▶ Problem:
Write out, word for word, the first line of the data below and every line after it through the one containing "68, 70, 72];".
# Recorded information start
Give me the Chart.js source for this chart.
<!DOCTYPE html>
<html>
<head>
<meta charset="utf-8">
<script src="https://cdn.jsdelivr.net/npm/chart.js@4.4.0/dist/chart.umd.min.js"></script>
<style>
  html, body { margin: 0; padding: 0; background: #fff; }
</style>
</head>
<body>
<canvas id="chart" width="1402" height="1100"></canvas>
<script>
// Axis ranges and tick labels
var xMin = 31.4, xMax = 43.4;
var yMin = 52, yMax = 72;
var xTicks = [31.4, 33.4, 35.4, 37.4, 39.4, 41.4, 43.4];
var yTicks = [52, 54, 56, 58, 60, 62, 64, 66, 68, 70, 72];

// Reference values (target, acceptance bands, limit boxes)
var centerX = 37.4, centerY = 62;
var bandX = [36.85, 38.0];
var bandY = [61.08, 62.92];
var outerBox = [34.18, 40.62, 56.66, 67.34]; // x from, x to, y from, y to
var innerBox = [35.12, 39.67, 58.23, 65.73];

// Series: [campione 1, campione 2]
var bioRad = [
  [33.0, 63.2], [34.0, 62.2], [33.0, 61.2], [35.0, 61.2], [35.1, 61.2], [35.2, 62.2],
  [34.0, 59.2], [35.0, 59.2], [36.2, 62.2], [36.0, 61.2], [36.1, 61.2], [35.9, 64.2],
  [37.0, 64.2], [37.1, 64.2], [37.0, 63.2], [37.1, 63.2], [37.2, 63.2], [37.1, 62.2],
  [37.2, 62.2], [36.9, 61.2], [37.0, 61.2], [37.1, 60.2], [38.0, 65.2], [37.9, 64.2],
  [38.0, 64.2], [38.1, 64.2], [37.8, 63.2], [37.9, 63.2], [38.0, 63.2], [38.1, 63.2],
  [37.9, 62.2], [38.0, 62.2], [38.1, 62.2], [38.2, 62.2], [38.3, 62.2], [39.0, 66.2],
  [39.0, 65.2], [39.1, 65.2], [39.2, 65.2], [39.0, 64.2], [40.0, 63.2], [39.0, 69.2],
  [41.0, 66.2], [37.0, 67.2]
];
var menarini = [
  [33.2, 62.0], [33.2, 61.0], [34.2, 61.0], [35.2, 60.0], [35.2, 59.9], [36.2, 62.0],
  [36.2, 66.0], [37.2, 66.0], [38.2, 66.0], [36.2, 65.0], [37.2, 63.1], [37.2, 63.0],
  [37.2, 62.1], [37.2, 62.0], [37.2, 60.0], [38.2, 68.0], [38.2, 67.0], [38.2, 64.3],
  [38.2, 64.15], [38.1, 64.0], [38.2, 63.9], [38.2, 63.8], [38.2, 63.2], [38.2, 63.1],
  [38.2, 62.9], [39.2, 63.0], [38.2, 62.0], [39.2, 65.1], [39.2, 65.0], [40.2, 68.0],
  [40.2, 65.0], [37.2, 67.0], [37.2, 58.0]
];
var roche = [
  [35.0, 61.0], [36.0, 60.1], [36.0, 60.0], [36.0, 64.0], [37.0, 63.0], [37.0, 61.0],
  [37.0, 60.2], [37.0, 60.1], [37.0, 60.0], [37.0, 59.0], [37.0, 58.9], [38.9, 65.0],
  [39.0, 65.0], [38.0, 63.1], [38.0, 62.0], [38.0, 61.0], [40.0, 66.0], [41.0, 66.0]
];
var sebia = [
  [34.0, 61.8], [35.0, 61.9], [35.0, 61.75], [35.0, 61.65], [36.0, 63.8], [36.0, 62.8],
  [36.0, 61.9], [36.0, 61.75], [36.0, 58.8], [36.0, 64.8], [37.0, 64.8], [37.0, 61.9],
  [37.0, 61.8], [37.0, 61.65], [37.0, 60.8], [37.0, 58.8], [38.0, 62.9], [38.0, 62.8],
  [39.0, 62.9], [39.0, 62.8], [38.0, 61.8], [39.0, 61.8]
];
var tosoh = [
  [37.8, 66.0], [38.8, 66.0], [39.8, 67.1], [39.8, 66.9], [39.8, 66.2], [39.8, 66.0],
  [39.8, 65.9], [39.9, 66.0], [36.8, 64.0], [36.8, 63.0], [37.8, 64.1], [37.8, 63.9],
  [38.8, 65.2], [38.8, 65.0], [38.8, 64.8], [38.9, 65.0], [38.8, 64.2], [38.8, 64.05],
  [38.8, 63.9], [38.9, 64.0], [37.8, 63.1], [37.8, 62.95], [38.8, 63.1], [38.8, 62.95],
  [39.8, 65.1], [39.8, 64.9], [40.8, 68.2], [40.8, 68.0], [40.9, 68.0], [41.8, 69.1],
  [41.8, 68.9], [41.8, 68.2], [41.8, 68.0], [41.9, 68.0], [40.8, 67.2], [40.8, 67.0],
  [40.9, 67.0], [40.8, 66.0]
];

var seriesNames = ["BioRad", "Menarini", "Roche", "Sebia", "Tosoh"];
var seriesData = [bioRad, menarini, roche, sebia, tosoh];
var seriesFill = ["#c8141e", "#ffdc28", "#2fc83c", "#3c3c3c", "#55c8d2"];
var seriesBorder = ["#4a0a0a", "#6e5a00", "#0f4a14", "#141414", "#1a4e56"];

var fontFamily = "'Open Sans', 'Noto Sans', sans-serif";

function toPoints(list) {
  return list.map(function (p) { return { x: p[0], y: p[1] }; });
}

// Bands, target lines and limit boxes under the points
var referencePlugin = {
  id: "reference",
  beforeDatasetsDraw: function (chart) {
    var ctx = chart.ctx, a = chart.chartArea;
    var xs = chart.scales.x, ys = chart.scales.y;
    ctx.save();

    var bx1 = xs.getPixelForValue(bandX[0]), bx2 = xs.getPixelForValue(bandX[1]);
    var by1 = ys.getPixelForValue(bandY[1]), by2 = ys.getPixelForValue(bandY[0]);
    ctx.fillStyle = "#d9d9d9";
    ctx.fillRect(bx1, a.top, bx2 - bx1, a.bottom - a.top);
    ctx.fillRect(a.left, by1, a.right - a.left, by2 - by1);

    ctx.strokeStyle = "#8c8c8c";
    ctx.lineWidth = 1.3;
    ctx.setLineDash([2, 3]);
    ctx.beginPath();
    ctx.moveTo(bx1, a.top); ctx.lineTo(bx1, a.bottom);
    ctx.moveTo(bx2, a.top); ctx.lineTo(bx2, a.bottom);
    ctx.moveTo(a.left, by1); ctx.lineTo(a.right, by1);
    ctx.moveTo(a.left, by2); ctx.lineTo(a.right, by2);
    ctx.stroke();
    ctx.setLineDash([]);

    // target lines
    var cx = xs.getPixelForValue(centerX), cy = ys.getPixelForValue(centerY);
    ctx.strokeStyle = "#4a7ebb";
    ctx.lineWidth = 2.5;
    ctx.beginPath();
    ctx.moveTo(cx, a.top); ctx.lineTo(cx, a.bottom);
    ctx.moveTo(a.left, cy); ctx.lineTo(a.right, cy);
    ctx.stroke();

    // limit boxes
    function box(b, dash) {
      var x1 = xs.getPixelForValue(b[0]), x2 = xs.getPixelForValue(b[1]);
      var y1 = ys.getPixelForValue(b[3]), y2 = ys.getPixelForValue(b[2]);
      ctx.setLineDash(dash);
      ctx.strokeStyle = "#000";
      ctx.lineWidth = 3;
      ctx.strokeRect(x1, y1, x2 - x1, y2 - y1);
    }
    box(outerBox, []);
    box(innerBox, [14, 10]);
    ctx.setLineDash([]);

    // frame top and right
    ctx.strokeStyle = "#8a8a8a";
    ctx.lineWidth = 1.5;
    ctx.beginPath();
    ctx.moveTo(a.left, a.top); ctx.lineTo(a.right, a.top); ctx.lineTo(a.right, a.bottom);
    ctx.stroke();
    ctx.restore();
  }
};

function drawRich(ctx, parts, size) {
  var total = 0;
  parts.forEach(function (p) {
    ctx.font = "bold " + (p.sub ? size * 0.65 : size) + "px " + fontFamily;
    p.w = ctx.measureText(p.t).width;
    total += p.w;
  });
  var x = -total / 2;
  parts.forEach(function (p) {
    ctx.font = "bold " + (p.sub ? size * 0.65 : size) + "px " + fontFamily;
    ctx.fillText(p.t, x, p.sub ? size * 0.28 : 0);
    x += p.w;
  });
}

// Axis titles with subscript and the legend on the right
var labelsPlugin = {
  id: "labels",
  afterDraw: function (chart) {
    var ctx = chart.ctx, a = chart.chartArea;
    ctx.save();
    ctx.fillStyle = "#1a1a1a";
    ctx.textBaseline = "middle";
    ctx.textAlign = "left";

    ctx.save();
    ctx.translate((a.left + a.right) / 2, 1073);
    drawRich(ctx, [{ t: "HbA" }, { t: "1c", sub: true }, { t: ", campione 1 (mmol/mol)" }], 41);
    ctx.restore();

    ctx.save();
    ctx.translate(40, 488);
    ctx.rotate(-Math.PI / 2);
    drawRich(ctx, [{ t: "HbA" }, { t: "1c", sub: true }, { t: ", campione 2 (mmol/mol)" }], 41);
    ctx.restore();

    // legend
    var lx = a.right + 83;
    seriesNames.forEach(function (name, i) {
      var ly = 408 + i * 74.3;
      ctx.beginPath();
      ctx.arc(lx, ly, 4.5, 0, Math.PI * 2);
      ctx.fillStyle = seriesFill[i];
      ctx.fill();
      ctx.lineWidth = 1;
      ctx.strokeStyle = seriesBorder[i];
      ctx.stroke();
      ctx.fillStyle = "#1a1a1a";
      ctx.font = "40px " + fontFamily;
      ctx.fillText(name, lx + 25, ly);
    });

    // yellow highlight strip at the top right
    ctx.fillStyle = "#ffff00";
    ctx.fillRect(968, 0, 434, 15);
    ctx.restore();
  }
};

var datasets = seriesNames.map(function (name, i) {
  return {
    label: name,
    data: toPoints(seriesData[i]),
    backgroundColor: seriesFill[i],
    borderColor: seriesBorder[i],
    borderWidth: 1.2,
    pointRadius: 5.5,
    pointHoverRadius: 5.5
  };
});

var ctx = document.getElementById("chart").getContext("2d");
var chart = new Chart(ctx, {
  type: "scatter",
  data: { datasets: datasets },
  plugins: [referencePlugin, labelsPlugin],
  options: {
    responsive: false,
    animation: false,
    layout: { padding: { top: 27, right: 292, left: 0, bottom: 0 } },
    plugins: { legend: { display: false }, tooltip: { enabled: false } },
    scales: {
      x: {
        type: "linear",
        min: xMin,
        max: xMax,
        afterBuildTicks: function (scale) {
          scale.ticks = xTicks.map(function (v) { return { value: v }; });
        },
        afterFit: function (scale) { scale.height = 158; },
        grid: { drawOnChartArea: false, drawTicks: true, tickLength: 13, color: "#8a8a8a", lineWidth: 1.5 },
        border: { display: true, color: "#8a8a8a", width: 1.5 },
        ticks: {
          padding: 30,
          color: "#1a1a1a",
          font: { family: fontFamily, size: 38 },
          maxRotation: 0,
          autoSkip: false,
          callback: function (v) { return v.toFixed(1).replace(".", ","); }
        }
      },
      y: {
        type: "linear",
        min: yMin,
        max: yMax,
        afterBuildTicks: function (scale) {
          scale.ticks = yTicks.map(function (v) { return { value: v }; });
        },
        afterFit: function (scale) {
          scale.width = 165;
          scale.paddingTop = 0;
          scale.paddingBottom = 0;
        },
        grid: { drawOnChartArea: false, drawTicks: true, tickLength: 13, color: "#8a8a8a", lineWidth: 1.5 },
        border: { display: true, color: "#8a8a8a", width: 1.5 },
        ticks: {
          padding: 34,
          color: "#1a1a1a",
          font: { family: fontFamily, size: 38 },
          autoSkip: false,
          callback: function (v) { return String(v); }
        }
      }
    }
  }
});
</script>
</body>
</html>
# Recorded information end
▶ Response below:
Give me the Chart.js source for this chart.
<!DOCTYPE html>
<html>
<head>
<meta charset="utf-8">
<script src="https://cdn.jsdelivr.net/npm/chart.js@4.4.0/dist/chart.umd.min.js"></script>
<style>
  html, body { margin: 0; padding: 0; background: #fff; }
</style>
</head>
<body>
<canvas id="chart" width="1402" height="1100"></canvas>
<script>
// Axis ranges and tick labels
var xMin = 31.4, xMax = 43.4;
var yMin = 52, yMax = 72;
var xTicks = [31.4, 33.4, 35.4, 37.4, 39.4, 41.4, 43.4];
var yTicks = [52, 54, 56, 58, 60, 62, 64, 66, 68, 70, 72];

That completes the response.